A new report from the University of British Columbia says all fishing on the high seas should be stopped.
The study was commissioned by the Global Ocean Commission and was conducted independently by Alex Rogers of Somerville College, Oxford, and by Rashid Sumaila (PhD), professor and director of the Fisheries Economic Research Unit at UBC.
ListenThe study examined the economics of high seas fisheries and found that it was far more valuable to leave fish in the oceans as a carbon sink, than they were when captured for food.

The study found that fish and aquatic life remove 1.5 billion tonnes of Co2 from the atmosphere every year.
In purely economic terms, based on carbon prices derived from data provided by the U.S. Federal Government Interagency Working Group, that represents a value of $148 billion USD annually. This figure includes the value of the carbon along with the benefits of mitigating the costs of climate change.
In comparison, some 10 million tonnes of fish are caught on the high seas each year for a value of about $16 billlion USD.
The high seas are defined as waters beyond 200 nautical miles from any coast and thus beyond any national jurisdiction.
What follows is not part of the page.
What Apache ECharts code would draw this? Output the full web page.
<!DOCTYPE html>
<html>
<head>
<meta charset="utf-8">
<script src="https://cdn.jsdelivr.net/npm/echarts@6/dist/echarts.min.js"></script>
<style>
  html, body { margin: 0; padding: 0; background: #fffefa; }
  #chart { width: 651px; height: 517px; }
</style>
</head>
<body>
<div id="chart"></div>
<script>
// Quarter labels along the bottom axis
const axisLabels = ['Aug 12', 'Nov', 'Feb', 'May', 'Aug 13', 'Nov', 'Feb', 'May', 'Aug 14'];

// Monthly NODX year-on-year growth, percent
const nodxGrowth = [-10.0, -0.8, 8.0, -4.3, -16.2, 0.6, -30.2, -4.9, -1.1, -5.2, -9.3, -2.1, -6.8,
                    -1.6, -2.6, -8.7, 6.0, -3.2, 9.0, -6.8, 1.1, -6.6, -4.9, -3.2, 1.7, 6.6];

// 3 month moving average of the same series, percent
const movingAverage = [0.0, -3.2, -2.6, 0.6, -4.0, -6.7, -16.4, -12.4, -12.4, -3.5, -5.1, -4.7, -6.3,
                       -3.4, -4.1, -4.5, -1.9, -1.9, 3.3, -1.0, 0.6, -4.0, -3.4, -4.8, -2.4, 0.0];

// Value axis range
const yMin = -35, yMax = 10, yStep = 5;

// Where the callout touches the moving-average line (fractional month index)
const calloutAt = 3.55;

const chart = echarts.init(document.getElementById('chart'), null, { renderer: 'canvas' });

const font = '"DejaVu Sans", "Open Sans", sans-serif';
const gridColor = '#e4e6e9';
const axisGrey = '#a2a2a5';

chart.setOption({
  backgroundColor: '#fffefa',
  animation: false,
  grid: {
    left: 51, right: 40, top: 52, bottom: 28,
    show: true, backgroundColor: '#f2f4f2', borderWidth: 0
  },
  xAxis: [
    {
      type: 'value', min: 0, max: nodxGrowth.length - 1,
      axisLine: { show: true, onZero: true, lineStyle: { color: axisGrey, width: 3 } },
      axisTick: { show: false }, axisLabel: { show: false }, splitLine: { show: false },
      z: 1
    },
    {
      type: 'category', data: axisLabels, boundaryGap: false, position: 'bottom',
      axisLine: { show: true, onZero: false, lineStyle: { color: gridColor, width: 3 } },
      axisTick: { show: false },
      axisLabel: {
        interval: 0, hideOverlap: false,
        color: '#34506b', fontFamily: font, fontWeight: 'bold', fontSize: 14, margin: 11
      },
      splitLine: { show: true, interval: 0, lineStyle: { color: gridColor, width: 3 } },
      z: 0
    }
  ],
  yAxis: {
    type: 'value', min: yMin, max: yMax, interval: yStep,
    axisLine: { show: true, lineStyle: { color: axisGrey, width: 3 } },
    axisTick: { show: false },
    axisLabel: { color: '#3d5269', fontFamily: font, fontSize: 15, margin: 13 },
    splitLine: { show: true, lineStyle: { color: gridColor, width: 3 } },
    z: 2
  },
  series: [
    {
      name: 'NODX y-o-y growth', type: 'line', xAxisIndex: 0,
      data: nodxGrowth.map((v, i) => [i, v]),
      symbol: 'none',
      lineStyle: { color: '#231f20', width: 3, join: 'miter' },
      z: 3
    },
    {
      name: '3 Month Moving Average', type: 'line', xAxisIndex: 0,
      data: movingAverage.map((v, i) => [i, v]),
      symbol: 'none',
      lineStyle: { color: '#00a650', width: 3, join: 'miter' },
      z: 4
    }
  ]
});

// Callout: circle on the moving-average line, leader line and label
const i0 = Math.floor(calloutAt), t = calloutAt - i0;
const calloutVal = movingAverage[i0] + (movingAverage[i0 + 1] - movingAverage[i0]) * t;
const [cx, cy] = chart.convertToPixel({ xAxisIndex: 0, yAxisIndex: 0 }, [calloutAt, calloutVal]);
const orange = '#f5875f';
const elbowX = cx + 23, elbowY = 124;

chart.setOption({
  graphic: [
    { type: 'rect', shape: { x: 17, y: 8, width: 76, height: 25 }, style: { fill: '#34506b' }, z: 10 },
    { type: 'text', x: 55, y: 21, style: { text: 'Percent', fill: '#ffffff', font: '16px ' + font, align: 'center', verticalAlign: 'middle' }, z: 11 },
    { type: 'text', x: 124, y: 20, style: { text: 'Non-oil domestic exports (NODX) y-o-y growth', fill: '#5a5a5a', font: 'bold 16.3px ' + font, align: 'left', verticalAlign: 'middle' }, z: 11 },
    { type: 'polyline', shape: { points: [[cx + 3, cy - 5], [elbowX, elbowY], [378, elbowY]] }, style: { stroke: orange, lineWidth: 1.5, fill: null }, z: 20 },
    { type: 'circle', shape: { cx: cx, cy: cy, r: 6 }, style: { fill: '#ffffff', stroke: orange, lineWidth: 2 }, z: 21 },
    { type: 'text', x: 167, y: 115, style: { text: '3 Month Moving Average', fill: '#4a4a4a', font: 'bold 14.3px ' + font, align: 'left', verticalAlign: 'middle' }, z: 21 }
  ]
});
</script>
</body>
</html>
Apart from the economics of high seas fishing, professor Sumaila says a ban on high seas fishing would give species a haven to recover population and in the end likely increase the amount of fish available to fisheries inside the 200 nm limit.
He points out that right now the seas and life in them are absorbing carbon and thus mitigating climate change for free.
“Keeping fish in the high seas gives us more value than catching them,” says Sumaila. “If we lose the life in the high seas, we’ll have to find another way to reduce emissions at a much higher cost.”
He notes that only about 3% of the fish caught on the high seas are those that spend all their lives there and a ban on high seas fishing would provide all those long term environmental and economic benefits with very little negative short term economic impact.